--- Exercise ---
Every line from the one holding "Convert this chart to matplotlib code." through the one holding "plt.rcParams['font.family'] = ['Liberation" should be returned exactly, both included; the pictures should not.

--- Data ---
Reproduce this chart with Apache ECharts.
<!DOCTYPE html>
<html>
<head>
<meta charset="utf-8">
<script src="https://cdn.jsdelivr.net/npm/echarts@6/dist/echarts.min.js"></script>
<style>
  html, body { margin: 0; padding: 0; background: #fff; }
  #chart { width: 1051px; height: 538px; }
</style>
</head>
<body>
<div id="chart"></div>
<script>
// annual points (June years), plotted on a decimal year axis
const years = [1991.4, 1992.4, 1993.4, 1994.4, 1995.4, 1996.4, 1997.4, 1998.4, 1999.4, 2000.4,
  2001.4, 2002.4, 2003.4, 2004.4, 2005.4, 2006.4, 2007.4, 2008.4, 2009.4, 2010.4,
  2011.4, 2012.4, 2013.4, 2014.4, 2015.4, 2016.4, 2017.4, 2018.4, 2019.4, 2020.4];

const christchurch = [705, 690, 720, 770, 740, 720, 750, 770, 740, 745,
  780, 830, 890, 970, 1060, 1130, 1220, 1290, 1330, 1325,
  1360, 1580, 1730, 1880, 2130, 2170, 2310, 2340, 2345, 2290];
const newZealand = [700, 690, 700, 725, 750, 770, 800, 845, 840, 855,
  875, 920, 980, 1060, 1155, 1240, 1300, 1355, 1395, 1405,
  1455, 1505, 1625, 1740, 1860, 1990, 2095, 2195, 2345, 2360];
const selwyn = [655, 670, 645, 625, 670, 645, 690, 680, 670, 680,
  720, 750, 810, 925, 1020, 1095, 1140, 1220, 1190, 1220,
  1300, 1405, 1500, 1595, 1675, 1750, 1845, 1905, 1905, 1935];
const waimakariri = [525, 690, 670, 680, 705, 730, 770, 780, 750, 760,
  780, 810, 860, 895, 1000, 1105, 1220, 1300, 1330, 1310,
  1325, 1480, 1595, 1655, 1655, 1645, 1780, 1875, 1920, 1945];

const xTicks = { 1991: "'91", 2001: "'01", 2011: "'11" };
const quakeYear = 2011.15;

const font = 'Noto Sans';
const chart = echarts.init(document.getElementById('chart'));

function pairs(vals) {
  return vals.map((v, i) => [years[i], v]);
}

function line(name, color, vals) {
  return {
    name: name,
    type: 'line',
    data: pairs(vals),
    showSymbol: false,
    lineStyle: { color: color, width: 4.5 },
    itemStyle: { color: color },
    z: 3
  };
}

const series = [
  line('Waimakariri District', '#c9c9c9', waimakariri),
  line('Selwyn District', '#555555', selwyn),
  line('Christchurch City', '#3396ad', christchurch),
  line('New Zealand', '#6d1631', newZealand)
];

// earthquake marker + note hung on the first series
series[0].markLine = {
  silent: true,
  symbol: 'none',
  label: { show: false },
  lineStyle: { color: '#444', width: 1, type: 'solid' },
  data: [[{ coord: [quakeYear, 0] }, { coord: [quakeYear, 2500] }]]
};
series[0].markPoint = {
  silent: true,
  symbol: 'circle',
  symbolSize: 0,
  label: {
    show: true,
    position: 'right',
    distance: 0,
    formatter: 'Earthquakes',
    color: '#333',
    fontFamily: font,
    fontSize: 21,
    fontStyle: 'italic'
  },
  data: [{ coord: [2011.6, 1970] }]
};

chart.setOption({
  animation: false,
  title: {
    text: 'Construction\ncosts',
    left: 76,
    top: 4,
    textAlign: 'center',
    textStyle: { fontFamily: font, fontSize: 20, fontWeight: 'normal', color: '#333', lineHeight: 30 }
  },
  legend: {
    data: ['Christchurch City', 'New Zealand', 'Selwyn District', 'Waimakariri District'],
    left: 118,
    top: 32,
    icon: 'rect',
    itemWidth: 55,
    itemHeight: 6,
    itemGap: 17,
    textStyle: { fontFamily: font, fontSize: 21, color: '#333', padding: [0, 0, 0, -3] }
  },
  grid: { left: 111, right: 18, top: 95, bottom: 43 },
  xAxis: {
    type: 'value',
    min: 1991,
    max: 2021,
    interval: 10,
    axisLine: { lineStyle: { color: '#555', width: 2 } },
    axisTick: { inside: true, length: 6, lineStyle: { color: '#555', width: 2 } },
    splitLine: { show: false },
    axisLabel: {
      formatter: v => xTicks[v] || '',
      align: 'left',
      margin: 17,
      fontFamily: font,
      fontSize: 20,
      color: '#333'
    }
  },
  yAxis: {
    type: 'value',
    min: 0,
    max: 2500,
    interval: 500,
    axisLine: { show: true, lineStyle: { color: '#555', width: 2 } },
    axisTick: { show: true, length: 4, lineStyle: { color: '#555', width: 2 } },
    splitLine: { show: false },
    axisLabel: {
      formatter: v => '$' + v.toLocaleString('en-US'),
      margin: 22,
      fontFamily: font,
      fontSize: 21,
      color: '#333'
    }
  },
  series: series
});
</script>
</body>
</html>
...
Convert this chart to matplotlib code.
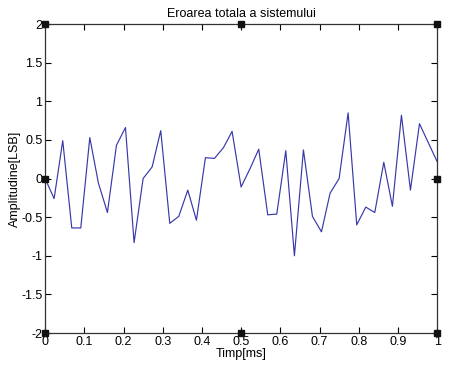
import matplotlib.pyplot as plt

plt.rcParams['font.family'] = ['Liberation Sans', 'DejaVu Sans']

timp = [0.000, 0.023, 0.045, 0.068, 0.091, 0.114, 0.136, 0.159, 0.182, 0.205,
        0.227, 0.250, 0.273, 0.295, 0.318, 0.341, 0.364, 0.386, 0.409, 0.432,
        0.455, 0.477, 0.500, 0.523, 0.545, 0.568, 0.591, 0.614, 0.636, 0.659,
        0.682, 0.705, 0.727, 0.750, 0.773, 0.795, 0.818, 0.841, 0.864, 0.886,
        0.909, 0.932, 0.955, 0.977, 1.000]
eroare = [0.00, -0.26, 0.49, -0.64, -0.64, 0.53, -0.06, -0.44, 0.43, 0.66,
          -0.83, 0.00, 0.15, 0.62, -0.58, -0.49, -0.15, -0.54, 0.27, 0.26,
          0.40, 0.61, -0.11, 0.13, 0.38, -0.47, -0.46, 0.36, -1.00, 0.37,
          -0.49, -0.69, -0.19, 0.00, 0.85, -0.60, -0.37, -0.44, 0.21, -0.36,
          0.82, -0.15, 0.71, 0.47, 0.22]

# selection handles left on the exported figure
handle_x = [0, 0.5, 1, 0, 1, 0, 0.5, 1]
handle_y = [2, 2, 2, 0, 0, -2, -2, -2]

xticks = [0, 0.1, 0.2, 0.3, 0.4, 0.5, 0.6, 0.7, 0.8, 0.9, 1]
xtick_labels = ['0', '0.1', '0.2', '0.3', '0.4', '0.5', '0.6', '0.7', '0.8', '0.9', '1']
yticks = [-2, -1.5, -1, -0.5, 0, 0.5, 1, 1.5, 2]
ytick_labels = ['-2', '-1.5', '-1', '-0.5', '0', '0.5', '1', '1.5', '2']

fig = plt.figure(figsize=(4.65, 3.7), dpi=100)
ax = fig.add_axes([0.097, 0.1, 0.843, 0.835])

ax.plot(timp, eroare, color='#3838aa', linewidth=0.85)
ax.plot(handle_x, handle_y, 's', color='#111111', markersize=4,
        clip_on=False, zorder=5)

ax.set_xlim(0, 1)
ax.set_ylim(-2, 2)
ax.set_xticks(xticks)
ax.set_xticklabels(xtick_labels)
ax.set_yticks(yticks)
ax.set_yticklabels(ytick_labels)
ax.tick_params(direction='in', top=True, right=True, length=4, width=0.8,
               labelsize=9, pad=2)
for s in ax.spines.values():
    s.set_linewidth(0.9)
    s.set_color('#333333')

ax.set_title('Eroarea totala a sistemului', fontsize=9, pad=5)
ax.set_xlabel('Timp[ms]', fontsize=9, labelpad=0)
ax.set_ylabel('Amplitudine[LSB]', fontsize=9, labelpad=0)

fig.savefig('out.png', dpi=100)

--- Output ---
Convert this chart to matplotlib code.
import matplotlib.pyplot as plt

plt.rcParams['font.family'] = ['Liberation Sans', 'DejaVu Sans']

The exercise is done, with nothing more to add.